В 7 часов вечера позвонил Л.М. и сказал:
— Александр Иванович, сегодня в час дня скончалась Татьяна Михайловна.
— Леонид Максимович, я не знаю что, как сказать...
— Что тут можно сказать? Мы были у нее в воскресенье, позавчера. Она была очень слабенькая... После визита профессора Ромашова я понял, что мне надо готовиться к самому худшему...
— Да, мне он сказал, что время для операции упущено...
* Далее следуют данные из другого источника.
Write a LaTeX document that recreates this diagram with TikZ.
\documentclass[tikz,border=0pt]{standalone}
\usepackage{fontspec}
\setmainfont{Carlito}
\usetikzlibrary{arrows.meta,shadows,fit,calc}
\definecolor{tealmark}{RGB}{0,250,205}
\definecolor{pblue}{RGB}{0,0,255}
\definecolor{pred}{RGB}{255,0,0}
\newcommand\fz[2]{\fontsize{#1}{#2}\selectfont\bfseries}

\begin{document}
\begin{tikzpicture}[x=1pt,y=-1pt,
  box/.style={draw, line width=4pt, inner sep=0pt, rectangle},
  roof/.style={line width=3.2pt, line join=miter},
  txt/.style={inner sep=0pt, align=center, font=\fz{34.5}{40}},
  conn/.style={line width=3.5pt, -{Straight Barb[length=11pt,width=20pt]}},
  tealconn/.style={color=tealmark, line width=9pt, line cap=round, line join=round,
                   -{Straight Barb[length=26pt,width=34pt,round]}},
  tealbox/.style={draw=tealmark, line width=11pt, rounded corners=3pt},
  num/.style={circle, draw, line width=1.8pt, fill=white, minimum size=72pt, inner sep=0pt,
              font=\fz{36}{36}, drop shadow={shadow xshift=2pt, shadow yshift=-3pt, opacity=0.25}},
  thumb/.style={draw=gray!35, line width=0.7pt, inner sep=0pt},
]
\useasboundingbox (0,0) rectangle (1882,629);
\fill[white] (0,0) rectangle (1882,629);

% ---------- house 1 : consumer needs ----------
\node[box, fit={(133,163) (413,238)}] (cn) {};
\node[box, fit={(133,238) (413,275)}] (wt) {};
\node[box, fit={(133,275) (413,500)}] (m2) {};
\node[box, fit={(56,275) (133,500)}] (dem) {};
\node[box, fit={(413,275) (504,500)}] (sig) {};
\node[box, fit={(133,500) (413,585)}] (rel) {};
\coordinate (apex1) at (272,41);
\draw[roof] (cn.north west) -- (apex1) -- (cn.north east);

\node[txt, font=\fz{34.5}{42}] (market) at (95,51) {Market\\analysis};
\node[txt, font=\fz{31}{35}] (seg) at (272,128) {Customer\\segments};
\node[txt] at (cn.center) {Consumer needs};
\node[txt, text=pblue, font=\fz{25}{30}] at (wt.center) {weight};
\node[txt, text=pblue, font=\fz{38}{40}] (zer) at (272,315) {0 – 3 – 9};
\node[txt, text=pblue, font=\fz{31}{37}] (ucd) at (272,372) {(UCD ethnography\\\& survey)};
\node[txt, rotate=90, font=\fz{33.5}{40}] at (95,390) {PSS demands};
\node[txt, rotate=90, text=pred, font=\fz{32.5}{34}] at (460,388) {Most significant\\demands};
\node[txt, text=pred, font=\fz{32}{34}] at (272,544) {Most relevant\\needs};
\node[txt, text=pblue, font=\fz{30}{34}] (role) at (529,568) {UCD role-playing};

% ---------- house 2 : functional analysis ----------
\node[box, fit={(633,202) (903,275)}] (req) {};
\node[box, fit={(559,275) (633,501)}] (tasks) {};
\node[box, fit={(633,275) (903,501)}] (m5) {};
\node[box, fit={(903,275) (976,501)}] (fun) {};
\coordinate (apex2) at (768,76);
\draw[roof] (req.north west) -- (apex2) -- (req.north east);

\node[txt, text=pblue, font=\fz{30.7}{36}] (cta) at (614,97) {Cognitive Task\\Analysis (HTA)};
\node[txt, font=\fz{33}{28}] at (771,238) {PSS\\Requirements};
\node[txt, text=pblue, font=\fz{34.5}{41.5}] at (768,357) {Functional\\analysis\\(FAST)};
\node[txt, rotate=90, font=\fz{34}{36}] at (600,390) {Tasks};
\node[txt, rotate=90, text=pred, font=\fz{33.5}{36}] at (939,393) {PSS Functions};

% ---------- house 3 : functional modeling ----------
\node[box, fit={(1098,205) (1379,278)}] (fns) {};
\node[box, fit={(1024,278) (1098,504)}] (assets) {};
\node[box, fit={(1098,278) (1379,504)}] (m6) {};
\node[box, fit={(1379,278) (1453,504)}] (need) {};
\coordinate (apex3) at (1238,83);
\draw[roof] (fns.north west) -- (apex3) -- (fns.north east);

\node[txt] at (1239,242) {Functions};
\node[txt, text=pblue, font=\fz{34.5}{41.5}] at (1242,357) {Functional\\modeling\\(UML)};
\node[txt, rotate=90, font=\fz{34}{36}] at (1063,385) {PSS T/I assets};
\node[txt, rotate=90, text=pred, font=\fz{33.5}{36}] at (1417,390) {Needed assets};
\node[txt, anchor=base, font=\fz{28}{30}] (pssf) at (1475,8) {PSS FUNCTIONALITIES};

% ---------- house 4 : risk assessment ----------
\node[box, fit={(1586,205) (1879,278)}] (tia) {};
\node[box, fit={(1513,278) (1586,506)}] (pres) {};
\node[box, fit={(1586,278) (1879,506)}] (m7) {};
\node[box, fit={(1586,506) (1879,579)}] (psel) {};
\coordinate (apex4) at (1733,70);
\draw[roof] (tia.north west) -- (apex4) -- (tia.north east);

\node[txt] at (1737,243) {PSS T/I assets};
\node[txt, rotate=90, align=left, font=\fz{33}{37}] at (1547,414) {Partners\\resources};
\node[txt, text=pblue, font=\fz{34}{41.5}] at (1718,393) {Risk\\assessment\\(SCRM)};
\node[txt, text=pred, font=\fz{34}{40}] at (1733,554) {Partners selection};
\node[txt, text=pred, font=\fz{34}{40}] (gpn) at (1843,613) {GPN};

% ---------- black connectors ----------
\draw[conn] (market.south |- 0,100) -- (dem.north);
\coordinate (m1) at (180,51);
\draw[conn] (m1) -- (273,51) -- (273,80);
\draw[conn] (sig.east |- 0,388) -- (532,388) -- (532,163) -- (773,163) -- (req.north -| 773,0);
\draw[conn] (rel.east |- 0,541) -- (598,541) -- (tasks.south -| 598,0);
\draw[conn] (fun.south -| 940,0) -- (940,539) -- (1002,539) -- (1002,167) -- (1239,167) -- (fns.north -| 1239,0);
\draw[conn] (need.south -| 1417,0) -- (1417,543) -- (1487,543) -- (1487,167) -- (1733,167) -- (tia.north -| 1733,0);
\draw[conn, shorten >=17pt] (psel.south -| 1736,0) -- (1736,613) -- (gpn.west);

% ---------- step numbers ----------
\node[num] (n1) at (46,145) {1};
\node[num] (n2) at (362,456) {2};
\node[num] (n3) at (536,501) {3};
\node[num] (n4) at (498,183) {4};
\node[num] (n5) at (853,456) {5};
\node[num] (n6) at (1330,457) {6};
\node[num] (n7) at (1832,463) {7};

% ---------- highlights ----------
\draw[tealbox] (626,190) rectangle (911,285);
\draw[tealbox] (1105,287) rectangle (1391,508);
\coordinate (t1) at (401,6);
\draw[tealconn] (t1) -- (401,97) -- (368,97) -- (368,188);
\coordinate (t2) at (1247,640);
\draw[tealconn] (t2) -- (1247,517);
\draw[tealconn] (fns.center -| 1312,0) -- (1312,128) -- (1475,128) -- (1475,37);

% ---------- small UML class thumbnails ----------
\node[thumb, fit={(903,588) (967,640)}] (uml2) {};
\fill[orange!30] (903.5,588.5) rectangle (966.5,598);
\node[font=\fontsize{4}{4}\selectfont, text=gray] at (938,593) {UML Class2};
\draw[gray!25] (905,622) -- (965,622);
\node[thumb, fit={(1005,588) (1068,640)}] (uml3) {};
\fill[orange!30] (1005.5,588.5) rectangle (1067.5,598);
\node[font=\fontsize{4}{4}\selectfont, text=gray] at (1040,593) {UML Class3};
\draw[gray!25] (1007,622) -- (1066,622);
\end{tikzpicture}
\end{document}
— Вы знаете, она была редкостно честный, добрый, светлый человек. Все мои двенадцать романов были пропущены через ее сердце, она знала в них каждую деталь. И она была добрым человеком.
19 сентября 1979 г.
По телефону:
— Л.М., были сегодня в больнице?
— Да, были. Беседовали с врачом. Ведь мы должны были приехать к Т.М. в понедельник. Нам обещали постоянный пропуск, но не смогли. А во вторник, рассказала врач, Т.М. дождалась обхода врача... Сказала сестре, что ей хочется есть. Мы в воскресенье привезли ей грибов (нашли на своем участке, а она очень любила грибы). Съела чуть, отставила, не захотелось. «Что же мне — посидеть или полежать?» Врач сказал: «Полежите, а я пока пойду к профессору». Вышла, но еще не дойдя до кабинета, была остановлена сестрой: «Больная перестала дышать». Т.М. лежала на боку, с открытыми глазами.
— Не будь ее, быть может, и меня давно не было бы. Ее заботами я всегда жил.
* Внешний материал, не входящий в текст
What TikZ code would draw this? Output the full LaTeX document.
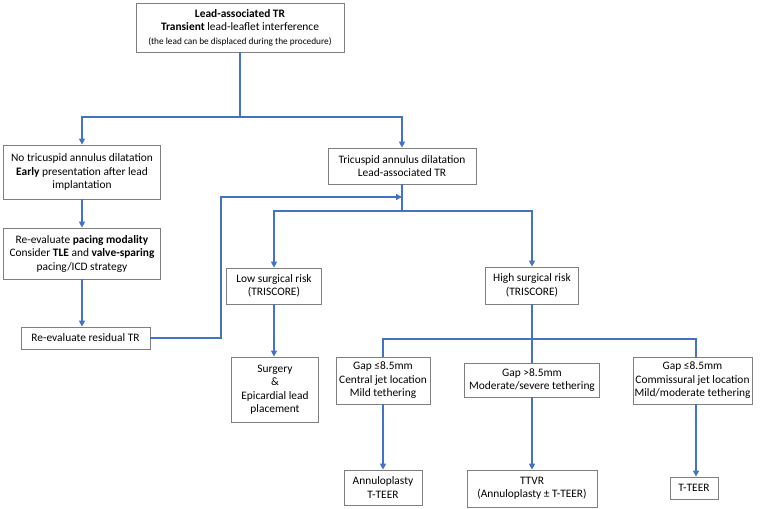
\documentclass[tikz,border=0pt]{standalone}
\usepackage{fontspec}
\setmainfont{Carlito}
\usepackage{tikz}
\usetikzlibrary{arrows.meta}

\definecolor{linkblue}{HTML}{4472C4}
\definecolor{boxgray}{HTML}{7F7F7F}

\begin{document}
\begin{tikzpicture}[x=1pt, y=-1pt,
        box/.style={draw=boxgray, line width=0.8pt, fill=white, inner sep=0pt, align=center,
            font=\fontsize{11.4}{13.5}\selectfont},
        link/.style={draw=linkblue, line width=1.6pt},
        arrow/.style={link, -{Triangle[length=6pt, width=6pt]}}]
        % fix the page
        \useasboundingbox (0,0) rectangle (761,509);

        % the boxes
        \node[box, minimum width=208pt, minimum height=49pt] (lead) at (240,27.5)
            {\textbf{Lead-associated TR}\\ \textbf{Transient} lead-leaflet interference\\
             {\fontsize{9.3}{11.5}\selectfont (the lead can be displaced during the procedure)}};

        \node[box, minimum width=157pt, minimum height=54pt] (nodil) at (82,172)
            {No tricuspid annulus dilatation\\ \textbf{Early} presentation after lead\\ implantation};
        \node[box, minimum width=157pt, minimum height=51pt] (pacing) at (82,253.5)
            {Re-evaluate \textbf{pacing modality}\\ Consider \textbf{TLE} and \textbf{valve-sparing}\\ pacing/ICD strategy};
        \node[box, minimum width=129pt, minimum height=22pt] (resid) at (85.5,338)
            {Re-evaluate residual TR};

        \node[box, minimum width=148pt, minimum height=36pt] (dil) at (402,166)
            {Tricuspid annulus dilatation\\ Lead-associated TR};
        \node[box, minimum width=95pt, minimum height=36pt] (low) at (274,286)
            {Low surgical risk\\ (TRISCORE)};
        \node[box, minimum width=87pt, minimum height=65pt] (surg) at (275,389.5)
            {Surgery\\ \&\\ Epicardial lead\\ placement};
        \node[box, minimum width=93pt, minimum height=37pt] (high) at (532,285.5)
            {High surgical risk\\ (TRISCORE)};

        \node[box, minimum width=94pt, minimum height=47pt] (gapa) at (383,380.5)
            {Gap ≤8.5mm\\ Central jet location\\ Mild tethering};
        \node[box, minimum width=135pt, minimum height=34pt] (gapb) at (532,380)
            {Gap >8.5mm\\ Moderate/severe tethering};
        \node[box, minimum width=119pt, minimum height=47pt] (gapc) at (692.5,380.5)
            {Gap ≤8.5mm\\ Commissural jet location\\ Mild/moderate tethering};

        \node[box, minimum width=78pt, minimum height=35pt] (annu) at (383,487.5)
            {Annuloplasty\\ T-TEER};
        \node[box, minimum width=130pt, minimum height=37pt] (ttvr) at (532,488.5)
            {TTVR\\ (Annuloplasty ± T-TEER)};
        \node[box, minimum width=48pt, minimum height=22pt] (tteer) at (694,488)
            {T-TEER};

        % branch points
        \coordinate (splitA) at (240,117);
        \coordinate (splitB) at (402,211);
        \coordinate (splitC) at (532,339);
        \coordinate (back) at (221,197);

        % first split
        \draw[link] (lead.south) -- (splitA);
        \draw[arrow] (splitA) -| (nodil);
        \draw[arrow] (splitA) -| (dil);

        % left column
        \draw[arrow] (nodil) -- (pacing);
        \draw[arrow] (pacing) -- (resid.north -| pacing);
        \draw[arrow] (resid.east) -| (back) -- (dil.south |- back);

        % surgical risk
        \draw[link] (dil.south) -- (splitB);
        \draw[arrow] (splitB) -| (low);
        \draw[arrow] (splitB) -| (high);
        \draw[arrow] (low) -- (low |- surg.north);

        % anatomy
        \draw[link] (high.south) -- (splitC);
        \draw[link] (splitC) -| (gapa);
        \draw[link] (splitC) -- (gapb);
        \draw[link] (splitC) -| (gapc.north -| 696,0);
        \draw[arrow] (gapa) -- (annu);
        \draw[arrow] (gapb) -- (ttvr);
        \draw[arrow] (gapc.south -| 696,0) -- (tteer.north -| 696,0);
\end{tikzpicture}
\end{document}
— Л.М., мы понимаем вас. Мы ее любили. О.М. сама не своя от печали, все плачет. Ведь Т.М. и была воплощением идеала русской женщины с ее самоотверженностью, преданностью, чистотой и честностью. Дочь крупнейшего издателя, она стала женой писателя, и книги ваши она знала до последней запятой. Однажды я показал ей в «Русском лесе» 2 неточности. Она тут же сказала: «Опечатки. Я просила Госкомиздат прислать мне на проверку все листы. А они несколько страниц не прислали».
— Где ее решили хоронить?
— Прошу, чтобы разрешили урну положить на Новодевичьем, рядом с братом, там и другие родственники, а потом рядом положите и меня. А у вас как дела?
20 сентября 1979 г.
В 13.30 хоронили Татьяну Михайловну.
О.М., слабая от лечения, настояла взять ее, чтобы проститься с Т.М. Когда мы вошли во двор Донского крематория, многие ошеломленно смотрели на нее, как на вставшую из гроба. Тоненькая, в черном пальто, она еле плелась. И все писатели, не замечая меня, бросились ее приветствовать.
Когда появился Л.М. и стал жать руки пришедшим, он заплакал, повторяя: «Спасибо, что пришли». Были Марков, Верченко, Сартаков, Стаднюк и многие другие. Татьяна Михайловна лежала спокойная, будто и морщинки на лице исчезли. Подошли дочери, Лена и Наташа, скрестили руки свои над ее лбом, как в клятве. Л.М. сразу как-то изменился, потерял свою величественность, стал будто меньше и беспомощнее.
Я пришел на поминки, когда уже все расходились. Л.М. вышел.
Рассказывал, как хоронили Иеронима Ясенского, а затем Андрея Белого — это была разрядка.
Потом позвал меня и министра лесной промышленности в свой кабинет и, уже не скрывая, заплакал, говоря, что ему не нужно жить и работать, не для кого.